Ellen Gates Starr was born in 1859 near Laona, Illinois. With the encouragement of her aunt, Starr attended the Rockford Female Seminary, where she met Jane Addams. In 1888, she traveled with Addams to Toynbee Hall, a settlement house in London. Inspired by this experience, in 1889, she and Addams co-founded Hull House, in Chicago.
Starr lived and worked at Hull House for nearly 30 years. During her time there, she promoted art appreciation among the residents of Chicago by establishing reading clubs, teaching art history classes, and decorating Hull House with works of art. In 1894 she founded the Chicago Public School Art Society. In addition, Starr opened a bookbindery in Hull House, but later concluded that bookbinding skills were of little use to the clients of Hull House.
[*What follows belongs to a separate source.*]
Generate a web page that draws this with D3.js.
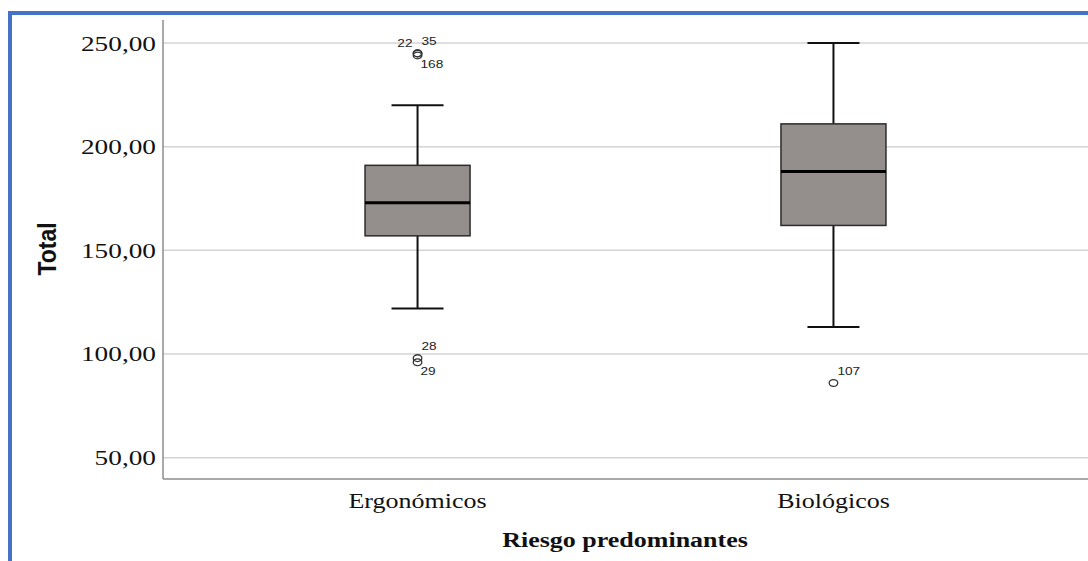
<!DOCTYPE html>
<html>
<head>
<meta charset="utf-8">
<script src="https://cdn.jsdelivr.net/npm/d3@7"></script>
<style>
  html, body { margin: 0; padding: 0; background: #fff; }
  svg { display: block; }
</style>
</head>
<body>
<div id="chart"></div>
<script>
// categories and box statistics
const categories = ["Ergonómicos", "Biológicos"];
const whiskerLow = [122, 113];
const q1 = [157, 162];
const medians = [173, 188];
const q3 = [191, 211];
const whiskerHigh = [220, 250];

// outliers: category index, case id, value
const outlierCat = [0, 0, 0, 0, 0, 1];
const outlierId = ["22", "35", "168", "28", "29", "107"];
const outlierVal = [245, 245, 244, 98, 96, 86];

const yTicks = [50, 100, 150, 200, 250];
const xTitle = "Riesgo predominantes";
const yTitle = "Total";

const W = 1088, H = 561;
const stretch = 1.3; // the original image is widened horizontally
const plot = { left: 163, right: 1088, top: 20, bottom: 479 };

const svg = d3.select("#chart").append("svg")
    .attr("width", W)
    .attr("height", H);

// blue frame (top and left edge)
svg.append("rect").attr("x", 8).attr("y", 11).attr("width", W - 8).attr("height", 4).attr("fill", "#4472c4");
svg.append("rect").attr("x", 8).attr("y", 11).attr("width", 4).attr("height", H - 11).attr("fill", "#4472c4");

const x = d3.scalePoint()
    .domain(categories)
    .range([plot.left, plot.right])
    .padding(0.612);

const y = d3.scaleLinear()
    .domain([39.7, 261.1])
    .range([plot.bottom, plot.top]);

// gridlines
svg.append("g")
  .selectAll("line")
  .data(yTicks)
  .join("line")
    .attr("x1", plot.left)
    .attr("x2", plot.right)
    .attr("y1", d => y(d))
    .attr("y2", d => y(d))
    .attr("stroke", "#d4d4d4")
    .attr("stroke-width", 1.5);

// tick labels
svg.append("g")
  .selectAll("text")
  .data(yTicks)
  .join("text")
    .attr("transform", d => `translate(${plot.left - 7},${y(d) + 7.5}) scale(${stretch},1)`)
    .attr("text-anchor", "end")
    .style("font-family", "'Liberation Serif', 'Times New Roman', serif")
    .style("font-size", "21px")
    .attr("fill", "#111")
    .text(d => d3.format(".2f")(d).replace(".", ","));

// axis lines
svg.append("line")
    .attr("x1", plot.left).attr("x2", plot.left)
    .attr("y1", plot.top).attr("y2", plot.bottom)
    .attr("stroke", "#8c8c8c").attr("stroke-width", 1.5);
svg.append("line")
    .attr("x1", plot.left).attr("x2", plot.right)
    .attr("y1", plot.bottom).attr("y2", plot.bottom)
    .attr("stroke", "#8c8c8c").attr("stroke-width", 1.5);

// boxes
const boxW = 105, capW = 52;
const boxes = categories.map((c, i) => ({
    cat: c, lo: whiskerLow[i], q1: q1[i], med: medians[i], q3: q3[i], hi: whiskerHigh[i]
}));

const g = svg.append("g")
  .selectAll("g")
  .data(boxes)
  .join("g")
    .attr("transform", d => `translate(${x(d.cat)},0)`);

g.append("line")
    .attr("y1", d => y(d.hi)).attr("y2", d => y(d.q3))
    .attr("stroke", "#111").attr("stroke-width", 2);
g.append("line")
    .attr("y1", d => y(d.q1)).attr("y2", d => y(d.lo))
    .attr("stroke", "#111").attr("stroke-width", 2);
g.append("line")
    .attr("x1", -capW / 2).attr("x2", capW / 2)
    .attr("y1", d => y(d.hi)).attr("y2", d => y(d.hi))
    .attr("stroke", "#111").attr("stroke-width", 2);
g.append("line")
    .attr("x1", -capW / 2).attr("x2", capW / 2)
    .attr("y1", d => y(d.lo)).attr("y2", d => y(d.lo))
    .attr("stroke", "#111").attr("stroke-width", 2);
g.append("rect")
    .attr("x", -boxW / 2)
    .attr("width", boxW)
    .attr("y", d => y(d.q3))
    .attr("height", d => y(d.q1) - y(d.q3))
    .attr("fill", "#948f8d")
    .attr("stroke", "#2b2b2b")
    .attr("stroke-width", 1.5);
g.append("line")
    .attr("x1", -boxW / 2).attr("x2", boxW / 2)
    .attr("y1", d => y(d.med)).attr("y2", d => y(d.med))
    .attr("stroke", "#000").attr("stroke-width", 3);

// outliers, with label placement worked out per cluster of close points
const outliers = outlierId.map((id, i) => ({ cat: categories[outlierCat[i]], id, v: outlierVal[i] }));
const clusters = [];
outliers.forEach(o => {
    const last = clusters[clusters.length - 1];
    if (last && last[0].cat === o.cat && Math.abs(last[last.length - 1].v - o.v) < 5) last.push(o);
    else clusters.push([o]);
});
clusters.forEach(cl => {
    cl.forEach((o, k) => {
        if (cl.length === 1) o.place = "ur";
        else if (k === cl.length - 1) o.place = "dr";
        else if (k === cl.length - 2) o.place = "ur";
        else o.place = "ul";
    });
});

const og = svg.append("g")
  .selectAll("g")
  .data(outliers)
  .join("g")
    .attr("transform", d => `translate(${x(d.cat)},${y(d.v)})`);

og.append("ellipse")
    .attr("rx", 4.3)
    .attr("ry", 3.4)
    .attr("fill", "none")
    .attr("stroke", "#333")
    .attr("stroke-width", 1.3);

og.append("text")
    .attr("transform", d => {
        const dx = d.place === "ul" ? -5 : d.place === "dr" ? 3 : 4;
        const dy = d.place === "dr" ? 13 : d.place === "ul" ? -6 : -8;
        return `translate(${dx},${dy}) scale(${stretch},1)`;
    })
    .attr("text-anchor", d => d.place === "ul" ? "end" : "start")
    .style("font-family", "'Liberation Sans', Arial, sans-serif")
    .style("font-size", "10.5px")
    .attr("fill", "#222")
    .text(d => d.id);

// category labels
svg.append("g")
  .selectAll("text")
  .data(categories)
  .join("text")
    .attr("transform", d => `translate(${x(d)},508) scale(${stretch},1)`)
    .attr("text-anchor", "middle")
    .style("font-family", "'Liberation Serif', 'Times New Roman', serif")
    .style("font-size", "20px")
    .attr("fill", "#111")
    .text(d => d);

// axis titles
svg.append("text")
    .attr("transform", `translate(625,547) scale(${stretch},1)`)
    .attr("text-anchor", "middle")
    .style("font-family", "'Liberation Serif', 'Times New Roman', serif")
    .style("font-size", "20px")
    .style("font-weight", "bold")
    .attr("fill", "#111")
    .text(xTitle);

svg.append("text")
    .attr("transform", `translate(56,249) scale(1.15,1) rotate(-90)`)
    .attr("text-anchor", "middle")
    .style("font-family", "'Liberation Sans', Arial, sans-serif")
    .style("font-size", "23px")
    .style("font-weight", "bold")
    .attr("fill", "#111")
    .text(yTitle);
</script>
</body>
</html>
While at Hull House, she also worked to end child labor and aided striking women workers. She helped found the Illinois branch of the National Women’s Trade Union League and was arrested in 1914 during a workers’ strike.
Starr converted to Roman Catholicism in 1920, and devoted herself to writing and speaking about Catholicism and Catholic art. In 1929, she became paralyzed from the waist down after an operation to remove a spinal abscess. In 1930, she retired to a Roman Catholic convent, and remained there until her death in 1940.